All is not lost. According to Veenendall, "since sex roles are learned, they also can be unlearned and redefined," (68). Keep in mind when things are not working out it may be necessary to reevaluate how you communicate your needs. It may be as easy as acknowledging your role in your current situation, deciding you want a change and communicating your needs with your partner. If so, this is natural. According to research compiled for J. Lyn Rhoden's essay Marital Cohesion, Flexibility, and Communication in the Marriages of Nontraditional and Traditional Women: "when nontraditional women elect to marry, they may need to negotiate power sharing, changing needs, balance between their work and family lives," (248). As Rhoden explains, this renegotiation need not be negative and is not necessarily indicative of a marital impasse: "...processes like bargaining and negotiation do not create conflict but rather are an acknowledgment of and attempt at resolution of the conflict of interests and needs," (254). Effectively communicating your needs may increase your marital satisfaction, but Rhoden is quick to point out that "low marital stability, however, does not necessarily precede dissolution of the marriage, and degree of marital quality does not always correspond to a comparable degree of marital stability," (249).
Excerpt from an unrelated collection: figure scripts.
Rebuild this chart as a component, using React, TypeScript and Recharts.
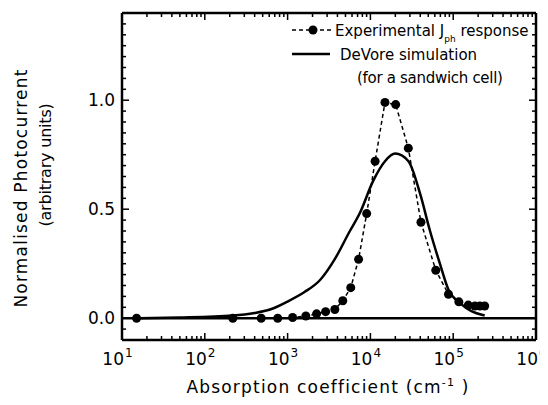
import React from "react";
import { ComposedChart, Line, XAxis, YAxis, ReferenceLine, Customized } from "recharts";

// Experimental J_ph response
const expAlpha = [15, 218, 480, 760, 1150, 1660, 2240, 2880, 3720, 4640, 5790, 7200, 9020, 11400, 15000, 20200, 28700, 40800, 61600, 87700, 117000, 152000, 183000, 210000, 240000];
const expJ = [0, 0, 0, 0, 0.003, 0.01, 0.02, 0.03, 0.04, 0.08, 0.14, 0.27, 0.48, 0.72, 0.99, 0.98, 0.78, 0.44, 0.22, 0.11, 0.075, 0.06, 0.056, 0.056, 0.056];

// DeVore simulation (sandwich cell)
const simAlpha = [16, 50, 218, 400, 613, 980, 1600, 2450, 3700, 5650, 7410, 10800, 15000, 19900, 28800, 39900, 52500, 69100, 87700, 120000, 158000, 240000];
const simJ = [0, 0.003, 0.012, 0.024, 0.04, 0.075, 0.12, 0.174, 0.27, 0.4, 0.48, 0.63, 0.72, 0.755, 0.72, 0.57, 0.4, 0.25, 0.13, 0.07, 0.037, 0.012];

const xMajor = [10, 100, 1000, 10000, 100000, 1000000];
const xExp = ["1", "2", "3", "4", "5", "6"];
const xTicks = [
  10, 20, 30, 40, 50, 60, 70, 80, 90,
  100, 200, 300, 400, 500, 600, 700, 800, 900,
  1000, 2000, 3000, 4000, 5000, 6000, 7000, 8000, 9000,
  10000, 20000, 30000, 40000, 50000, 60000, 70000, 80000, 90000,
  100000, 200000, 300000, 400000, 500000, 600000, 700000, 800000, 900000,
  1000000,
];
const yMajor = [0, 0.5, 1.0];
const yMajorLabels = ["0.0", "0.5", "1.0"];
const yTicks = [-0.1, -0.05, 0, 0.05, 0.1, 0.15, 0.2, 0.25, 0.3, 0.35, 0.4, 0.45, 0.5, 0.55, 0.6, 0.65, 0.7, 0.75, 0.8, 0.85, 0.9, 0.95, 1.0, 1.05, 1.1, 1.15, 1.2, 1.25, 1.3, 1.35, 1.4];

const expData = expAlpha.map((a, i) => ({ x: a, y: expJ[i] }));
const simData = simAlpha.map((a, i) => ({ x: a, y: simJ[i] }));

const FONT = "DejaVu Sans";
const W = 540;
const H = 397;
const M = { top: 4, right: 11, left: 0, bottom: 0 };
const LEFT_W = 114;
const BOTTOM_H = 65;
const PLOT_H = H - M.top - 1 - BOTTOM_H; // 327
const PLOT_W = W - M.right - 1 - LEFT_W; // 414

const majorIdxX = (v: number) => xMajor.findIndex((m) => Math.abs(m - v) / m < 1e-6);
const majorIdxY = (v: number) => yMajor.findIndex((m) => Math.abs(m - v) < 1e-6);

const BottomTick = (props: any) => {
  const { x, y, payload } = props;
  const idx = majorIdxX(payload.value);
  if (idx < 0) return <g />;
  return (
    <g fontFamily={FONT} fill="#000">
      <text x={x + 2} y={y + 25} textAnchor="end" fontSize={17}>10</text>
      <text x={x + 3} y={y + 17} textAnchor="start" fontSize={12}>{xExp[idx]}</text>
    </g>
  );
};

// draws tick marks for both top and bottom frame edges
const TopTick = (props: any) => {
  const { x, y, payload } = props;
  const v = payload.value;
  const inner = v > 10 && v < 1000000;
  if (!inner) return <g />;
  const len = majorIdxX(v) >= 0 ? 7 : 4;
  return (
    <g>
      <line x1={x} x2={x} y1={y} y2={y + len} stroke="#000" strokeWidth={1.5} />
      <line x1={x} x2={x} y1={y + PLOT_H} y2={y + PLOT_H - len} stroke="#000" strokeWidth={1.5} />
    </g>
  );
};

const LeftTick = (props: any) => {
  const { x, y, payload } = props;
  const idx = majorIdxY(payload.value);
  if (idx < 0) return <g />;
  return (
    <text x={x - 7} y={y + 6} textAnchor="end" fontFamily={FONT} fontSize={17} fill="#000">
      {yMajorLabels[idx]}
    </text>
  );
};

// draws tick marks for both right and left frame edges
const RightTick = (props: any) => {
  const { x, y, payload } = props;
  const v = payload.value;
  const inner = v > -0.1 && v < 1.4;
  if (!inner) return <g />;
  const len = majorIdxY(v) >= 0 ? 7 : 4;
  return (
    <g>
      <line x1={x} x2={x - len} y1={y} y2={y} stroke="#000" strokeWidth={1.5} />
      <line x1={x - PLOT_W} x2={x - PLOT_W + len} y1={y} y2={y} stroke="#000" strokeWidth={1.5} />
    </g>
  );
};

const Texts = () => (
  <g fontFamily={FONT} fill="#000">
    <text x={320} y={385} textAnchor="middle" fontSize={17} letterSpacing={1.2}>
      <tspan>Absorption coefficient (cm</tspan>
      <tspan dy={-7} fontSize={11}>-1</tspan>
      <tspan dy={7}> )</tspan>
    </text>
    <text transform="translate(19,180) rotate(-90)" x={0} y={0} textAnchor="middle" fontSize={17} letterSpacing={1.2}>
      Normalised Photocurrent
    </text>
    <text transform="translate(43,157) rotate(-90)" x={0} y={0} textAnchor="middle" fontSize={16} letterSpacing={-0.2}>
      (arbitrary units)
    </text>
    <line x1={284} x2={325} y1={22} y2={22} stroke="#000" strokeWidth={1.5} strokeDasharray="4 3" />
    <circle cx={305} cy={22} r={4.5} fill="#000" />
    <text x={327} y={28} fontSize={15}>
      <tspan>Experimental J</tspan>
      <tspan dy={6} fontSize={9}>ph</tspan>
      <tspan dy={-6}>  response</tspan>
    </text>
    <line x1={284} x2={322} y1={46} y2={46} stroke="#000" strokeWidth={2.5} />
    <text x={332} y={52} fontSize={15}>DeVore simulation</text>
    <text x={349} y={75} fontSize={15} letterSpacing={-0.3}>(for a sandwich cell)</text>
  </g>
);

const axisLineStyle = { stroke: "#000", strokeWidth: 2.5 };

export default function App() {
  return (
    <ComposedChart width={W} height={H} margin={M}>
      <XAxis xAxisId="b" type="number" dataKey="x" scale="log" domain={[10, 1000000]}
        ticks={xTicks} interval={0} tick={<BottomTick />} tickLine={false} tickSize={0} tickMargin={0}
        height={BOTTOM_H} axisLine={axisLineStyle} />
      <XAxis xAxisId="t" orientation="top" type="number" dataKey="x" scale="log" domain={[10, 1000000]}
        ticks={xTicks} interval={0} tick={<TopTick />} tickLine={false} tickSize={0} tickMargin={0}
        height={1} axisLine={axisLineStyle} />
      <YAxis yAxisId="l" type="number" domain={[-0.1, 1.4]}
        ticks={yTicks} interval={0} tick={<LeftTick />} tickLine={false} tickSize={0} tickMargin={0}
        width={LEFT_W} axisLine={axisLineStyle} />
      <YAxis yAxisId="r" orientation="right" type="number" domain={[-0.1, 1.4]}
        ticks={yTicks} interval={0} tick={<RightTick />} tickLine={false} tickSize={0} tickMargin={0}
        width={1} axisLine={axisLineStyle} />
      <ReferenceLine xAxisId="b" yAxisId="l" y={0} stroke="#000" strokeWidth={2.5} />
      <Line xAxisId="t" yAxisId="r" data={expData} dataKey="y" stroke="none" dot={false} activeDot={false}
        legendType="none" isAnimationActive={false} />
      <Line xAxisId="b" yAxisId="l" data={simData} dataKey="y" type="monotone" stroke="#000" strokeWidth={2.5}
        dot={false} isAnimationActive={false} />
      <Line xAxisId="b" yAxisId="l" data={expData} dataKey="y" type="linear" stroke="#000" strokeWidth={1.5}
        strokeDasharray="4 3" dot={{ r: 4.5, fill: "#000", stroke: "#000", strokeWidth: 0 }} isAnimationActive={false} />
      <Customized component={Texts} />
    </ComposedChart>
  );
}
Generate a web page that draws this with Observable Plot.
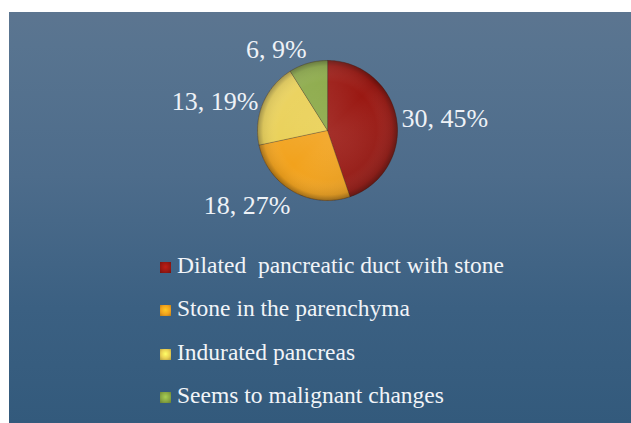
<!DOCTYPE html>
<html><head><meta charset="utf-8">
<script src="https://cdn.jsdelivr.net/npm/d3@7"></script>
<script src="https://cdn.jsdelivr.net/npm/@observablehq/plot@0.6"></script>
<style>
html,body{margin:0;padding:0;background:#fff;width:631px;height:423px;overflow:hidden}
#panel{position:absolute;left:9px;top:12px;width:622px;height:411px;
  background:linear-gradient(#5c7590 0%, #587490 8%, #4d6c8b 40%, #3b6082 72%, #335a7c 100%);}
#chart{position:absolute;left:0;top:0}
#legend{position:absolute;left:160px;top:244px;font-family:"Liberation Serif","Times New Roman",Times,"DejaVu Serif",serif;font-size:23.5px;line-height:43.3px;color:#f1f4f8;white-space:pre}
.sw{display:inline-block;width:11px;height:11px;margin-right:6px}
</style></head><body>
<div id="panel"></div>
<svg width="0" height="0" style="position:absolute">
  <defs>
    <radialGradient id="shade" cx="50%" cy="50%" r="50%">
      <stop offset="0%" stop-color="#fff" stop-opacity="0.10"/>
      <stop offset="70%" stop-color="#fff" stop-opacity="0"/>
      <stop offset="92%" stop-color="#000" stop-opacity="0.08"/>
      <stop offset="100%" stop-color="#000" stop-opacity="0.35"/>
    </radialGradient>
    <linearGradient id="light" x1="0" y1="0" x2="1" y2="1">
      <stop offset="0%" stop-color="#fff" stop-opacity="0.18"/>
      <stop offset="50%" stop-color="#fff" stop-opacity="0"/>
      <stop offset="100%" stop-color="#000" stop-opacity="0.18"/>
    </linearGradient>
  </defs>
</svg>
<div id="chart"></div>
<div id="legend"></div>
<script>
const categories = ["Dilated  pancreatic duct with stone", "Stone in the parenchyma", "Indurated pancreas", "Seems to malignant changes"];
const counts = [30, 18, 13, 6];
const percents = [45, 27, 19, 9];
const colors = ["#9a1812", "#f2a21c", "#e9cf52", "#88a743"];

const W = 631, H = 240, R = 70, cx = 327, cy = 130;
const serif = `"Liberation Serif","Times New Roman",Times,"DejaVu Serif",serif`;

// slice geometry from the data (clockwise from 12 o'clock)
const arcs = d3.pie().sort(null).value(d => d)(counts);
const pts = [];
arcs.forEach((a, i) => {
  const cat = categories[i];
  pts.push({cat, x: 0, y: 0});
  const n = Math.max(2, Math.ceil((a.endAngle - a.startAngle) / 0.02));
  for (let k = 0; k <= n; k++) {
    const t = a.startAngle + (a.endAngle - a.startAngle) * k / n;
    pts.push({cat, x: Math.sin(t), y: Math.cos(t)});
  }
});

// labels: nearest corner of the label touches a point just outside the rim
const gap = 75 / R;
const labels = arcs.map((a, i) => {
  const m = (a.startAngle + a.endAngle) / 2;
  const s = Math.sin(m), c = Math.cos(m);
  return {
    x: s * gap, y: c * gap,
    text: `${counts[i]}, ${percents[i]}%`,
    ta: Math.abs(s) < 0.2 ? "middle" : (s > 0 ? "start" : "end"),
    la: Math.abs(c) < 0.5 ? "middle" : (c > 0 ? "bottom" : "top")
  };
});

const chart = Plot.plot({
  width: W, height: H, margin: 0,
  x: {domain: [-cx / R, (W - cx) / R], axis: null},
  y: {domain: [-(H - cy) / R, cy / R], axis: null},
  color: {domain: categories, range: colors},
  style: {background: "transparent", overflow: "visible"},
  marks: [
    Plot.line(pts, {x: "x", y: "y", z: "cat", fill: "cat", stroke: "#3b1606", strokeOpacity: 0.35, strokeWidth: 1, curve: "linear-closed"}),
    Plot.dot([{x: 0, y: 0}], {x: "x", y: "y", r: R, fill: "url(#shade)", stroke: "none"}),
    Plot.dot([{x: 0, y: 0}], {x: "x", y: "y", r: R, fill: "url(#light)", stroke: "none"}),
    ...labels.map(l => Plot.text([l], {x: "x", y: "y", text: "text", textAnchor: l.ta, lineAnchor: l.la,
      fontFamily: serif, fontSize: 26, fill: "#eef2f7"}))
  ]
});
document.getElementById("chart").appendChild(chart);

const legend = document.getElementById("legend");
categories.forEach((c, i) => {
  const row = document.createElement("div");
  const sw = document.createElement("span");
  sw.className = "sw";
  sw.style.background = `radial-gradient(circle at 50% 45%, ${d3.color(colors[i]).brighter(0.6)} 0%, ${colors[i]} 55%, ${d3.color(colors[i]).darker(0.8)} 100%)`;
  row.appendChild(sw);
  row.appendChild(document.createTextNode(c));
  legend.appendChild(row);
});
</script>
</body></html>
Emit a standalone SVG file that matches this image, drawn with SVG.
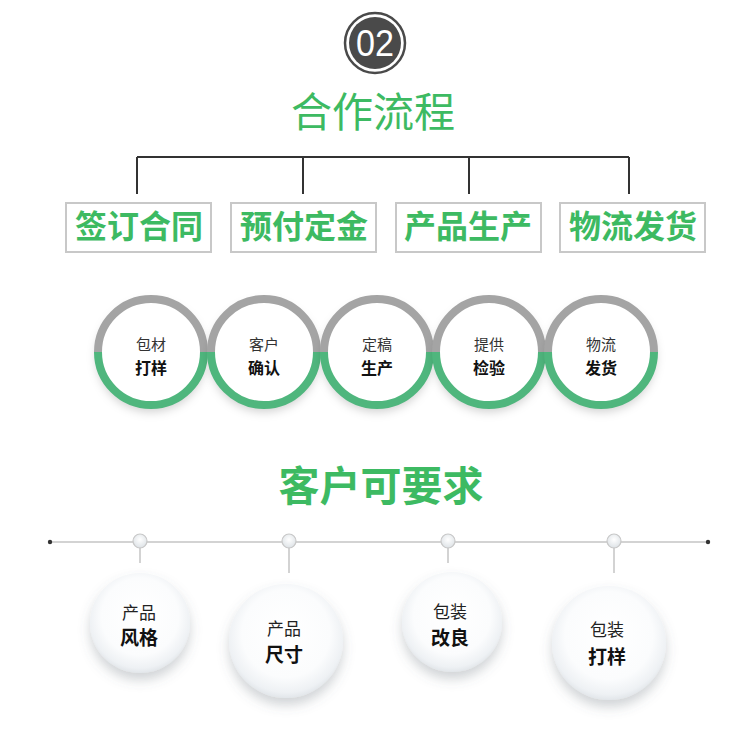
<svg xmlns="http://www.w3.org/2000/svg" width="750" height="742" viewBox="0 0 750 742">
<defs>
<style>
.cjk{font-family:"Noto Sans CJK SC","Noto Sans",sans-serif}
.title{font-size:41px;fill:#3dba62;text-anchor:middle}
.boxtxt{font-size:32px;font-weight:bold;fill:#3dba62;text-anchor:middle}
.box{fill:#fff;stroke:#c8c8c8;stroke-width:2}
.br{stroke:#333;stroke-width:2;fill:none}
.top{fill:none;stroke:#a4a4a4;stroke-width:8}
.bot{fill:none;stroke:#4fb67d;stroke-width:8}
.l1{font-size:15px;fill:#333;text-anchor:middle}
.l2{font-size:16px;font-weight:bold;fill:#111;text-anchor:middle}
.b1{font-size:17px;fill:#222;text-anchor:middle}
.b2{font-size:19px;font-weight:bold;fill:#111;text-anchor:middle}
.tl{stroke:#c4c4c4;stroke-width:1.5}
.node{fill:url(#ng);stroke:#c8c8c8;stroke-width:1.2}
</style>
<filter id="rs" x="-30%" y="-30%" width="160%" height="170%">
<feDropShadow dx="0" dy="5" stdDeviation="5" flood-color="#000" flood-opacity="0.18"/>
</filter>
<filter id="bs" x="-30%" y="-30%" width="160%" height="170%">
<feDropShadow dx="0" dy="7" stdDeviation="6" flood-color="#5a6470" flood-opacity="0.28"/>
</filter>
<radialGradient id="bg" cx="50%" cy="45%" r="55%" fx="50%" fy="40%">
<stop offset="0" stop-color="#ffffff"/>
<stop offset="0.7" stop-color="#fbfcfd"/>
<stop offset="0.92" stop-color="#eef1f4"/>
<stop offset="1" stop-color="#e2e6ea"/>
</radialGradient>
<radialGradient id="ng" cx="50%" cy="40%" r="60%">
<stop offset="0" stop-color="#ffffff"/>
<stop offset="1" stop-color="#dde2e6"/>
</radialGradient>
</defs>
<rect width="750" height="742" fill="#fff"/>

<g id="badge">
<circle cx="375" cy="43" r="30" fill="#fff" stroke="#4a4a4a" stroke-width="2.5"/>
<circle cx="375" cy="43" r="26" fill="#4a4a4a"/>
<text x="375" y="56" font-family="Liberation Sans, sans-serif" font-size="37" fill="#fff" text-anchor="middle" textLength="38" lengthAdjust="spacingAndGlyphs">02</text>
</g>

<g id="title1"><text class="cjk title" x="373" y="127">合作流程</text></g>

<g id="connectors">
<path class="br" d="M137 157 V194 M137 157 H629 M303 157 V194 M469 157 V194 M629 157 V194"/>
</g>

<g id="n-sign"><rect class="box" x="66" y="203" width="145" height="49"/><text class="cjk boxtxt" x="139" y="238">签订合同</text></g>
<g id="n-pay"><rect class="box" x="231" y="203" width="145" height="49"/><text class="cjk boxtxt" x="304" y="238">预付定金</text></g>
<g id="n-prod"><rect class="box" x="396" y="203" width="145" height="49"/><text class="cjk boxtxt" x="468" y="238">产品生产</text></g>
<g id="n-ship"><rect class="box" x="560" y="203" width="145" height="49"/><text class="cjk boxtxt" x="633" y="238">物流发货</text></g>

<g id="r1">
<circle cx="151" cy="352" r="55" fill="#fff" filter="url(#rs)"/>
<path class="top" d="M98 352 A53 53 0 0 1 204 352"/><path class="bot" d="M204 352 A53 53 0 0 1 98 352"/>
<text class="cjk l1" x="151" y="350">包材</text><text class="cjk l2" x="151" y="374">打样</text>
</g>
<g id="r2">
<circle cx="264" cy="352" r="55" fill="#fff" filter="url(#rs)"/>
<path class="top" d="M211 352 A53 53 0 0 1 317 352"/><path class="bot" d="M317 352 A53 53 0 0 1 211 352"/>
<text class="cjk l1" x="264" y="350">客户</text><text class="cjk l2" x="264" y="374">确认</text>
</g>
<g id="r3">
<circle cx="377" cy="352" r="55" fill="#fff" filter="url(#rs)"/>
<path class="top" d="M324 352 A53 53 0 0 1 430 352"/><path class="bot" d="M430 352 A53 53 0 0 1 324 352"/>
<text class="cjk l1" x="377" y="350">定稿</text><text class="cjk l2" x="377" y="374">生产</text>
</g>
<g id="r4">
<circle cx="489" cy="352" r="55" fill="#fff" filter="url(#rs)"/>
<path class="top" d="M436 352 A53 53 0 0 1 542 352"/><path class="bot" d="M542 352 A53 53 0 0 1 436 352"/>
<text class="cjk l1" x="489" y="350">提供</text><text class="cjk l2" x="489" y="374">检验</text>
</g>
<g id="r5">
<circle cx="601" cy="352" r="55" fill="#fff" filter="url(#rs)"/>
<path class="top" d="M548 352 A53 53 0 0 1 654 352"/><path class="bot" d="M654 352 A53 53 0 0 1 548 352"/>
<text class="cjk l1" x="601" y="350">物流</text><text class="cjk l2" x="601" y="374">发货</text>
</g>

<g id="title2"><text class="cjk title" x="381" y="501" font-weight="bold">客户可要求</text></g>

<g id="timeline">
<line class="tl" x1="50" y1="542" x2="708" y2="542"/>
<circle cx="50" cy="542" r="2.2" fill="#333"/>
<circle cx="708" cy="542" r="2.2" fill="#333"/>
<line class="tl" x1="140" y1="542" x2="140" y2="563"/>
<line class="tl" x1="289" y1="542" x2="289" y2="573"/>
<line class="tl" x1="448" y1="542" x2="448" y2="563"/>
<line class="tl" x1="614" y1="542" x2="614" y2="573"/>
<circle class="node" cx="140" cy="541" r="7"/>
<circle class="node" cx="289" cy="541" r="7"/>
<circle class="node" cx="448" cy="541" r="7"/>
<circle class="node" cx="614" cy="541" r="7"/>
</g>

<g id="b1">
<circle cx="140" cy="623" r="50" fill="url(#bg)" filter="url(#bs)"/>
<text class="cjk b1" x="139" y="619">产品</text><text class="cjk b2" x="139" y="645">风格</text>
</g>
<g id="b2">
<circle cx="286" cy="641" r="57" fill="url(#bg)" filter="url(#bs)"/>
<text class="cjk b1" x="284" y="635">产品</text><text class="cjk b2" x="284" y="662">尺寸</text>
</g>
<g id="b3">
<circle cx="452" cy="622" r="50" fill="url(#bg)" filter="url(#bs)"/>
<text class="cjk b1" x="450" y="618">包装</text><text class="cjk b2" x="450" y="645">改良</text>
</g>
<g id="b4">
<circle cx="609" cy="643" r="57" fill="url(#bg)" filter="url(#bs)"/>
<text class="cjk b1" x="607" y="636">包装</text><text class="cjk b2" x="607" y="664">打样</text>
</g>
</svg>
Rhoden's research shows "in both nontraditional and traditional marriages, effective communication is important to the cocreation of the marital culture through interaction of partners by exchanging perceptions and negotiating differences," (253). It appears that the first step in fixing a problem is acknowledging it and after that, you have to communicate to your spouse rather than hoping they will read your mind and change on their own. Unfortunately some spouses will resist change.
According to Nadya Klinetob and David Smith's study on the demand-withdraw syndrome-what she describes as "communication during which one partner attempts to engage the other in discussing an issue by criticizing, complaining, or suggesting change while the other partner attempts to end the discussion or avoid the topic..."-"the spouse with the most to gain by maintaining the status quo is likely to withdraw, and the discontented spouse demands the change. Insofar as the status quo in marriage generally tends to favor men, men will appear most frequently as withdrawers," (Demand). Further analysis of the Klinetob/Smith study leads her to the conclusion that communication may be the key to couple satisfaction: "a final explanation may be that healthier couples demonstrate greater flexibility in their communication styles than maladjusted couples," (Demand). Granted, positive change does not happen when one person acknowledges the need to change and the other denies it or refuses to consider it. In those cases communication may need to occur differently, through counseling. But still, experts and laymen seem to agree that communication is an effective step to changing behaviors.
So what do you do when you realize you need help? Now that you have trained him to think you don't need help and can handle it all, how do you get the man who used to offer to help, to offer now? According to relationship expert Dr. Susan Campbell, you ask him. According to Campbell, some women may have a hard time asking for what they want: "some people are uncomfortable expressing wants because they imagine they'll appear demanding or controlling," (Speak up). According to Campbell, asking for help when we need it is a healthy and positive necessity that can possibly bring couples closer, not farther, away by expressing vulnerability-which is not necessarily a bad thing. By not asking our husbands for help, some of us actually unconsciously set them up for failure by not allowing them to meet our expectations. Campbell explains that some of us have difficulty asking for what we want because we expect others to deny our requests: "when you operate as if this were true, you don't ask for very much, so you don't have to hear no very often," (Speak up). Don't let this stop you from asking for the help you want and need, advises Campbell.
Whether to avoid the trap of playing super woman all together or to change established patterns and redistribute responsibility allowing both of you to flourish, Dr. Brenda Shoshanna advises women to be careful of "communicating with double messages," (Pitfalls). While she focuses on the problem of saying one thing and doing another, I would stress that we avoid saying one thing and meaning another. When your husband offers to help and you need help, accept it. Or if he does not offer and you need help, ask for it. Struggling to do everything yourself will undoubtedly leave you feeling stress and resentment, and face it something or someone is bound to suffer. In her article Solutions to Your Top Two Communication Problems, Dr. Shoshanna stresses the importance of communicating our wants, needs and desires: "without effective communication, no relationship stands a chance." She reminds us that effective communication involves listening as well as talking: "each person can only truly 'hear' what is being said if they are willing to put aside their own point of view and really be available to know the heart and mind of the other," (Solutions). So while you are asking for what you want, be prepared for your partner to share some requests or concerns.
Asking your partner for help empowers both of you to positively affect your marriage and the success of your relationship. Communicating effectively may be difficult, you may be dealing with cultural gender role expectations which may limit your ability to ask for help and your partner's ability to see you need help, but transcending the limitations of culture and recognizing your needs as an individual opens your relationship up for success. It's 2006, women of today can (and are expected to) do everything from raising children, working full time, completing higher education, contributing to the household economy, caring for parents and sometimes grandchildren: we are all things to everybody. But it is time we do something for ourselves. From one strong woman to another, my advice to you is when you need help, ask for it-before it's too late.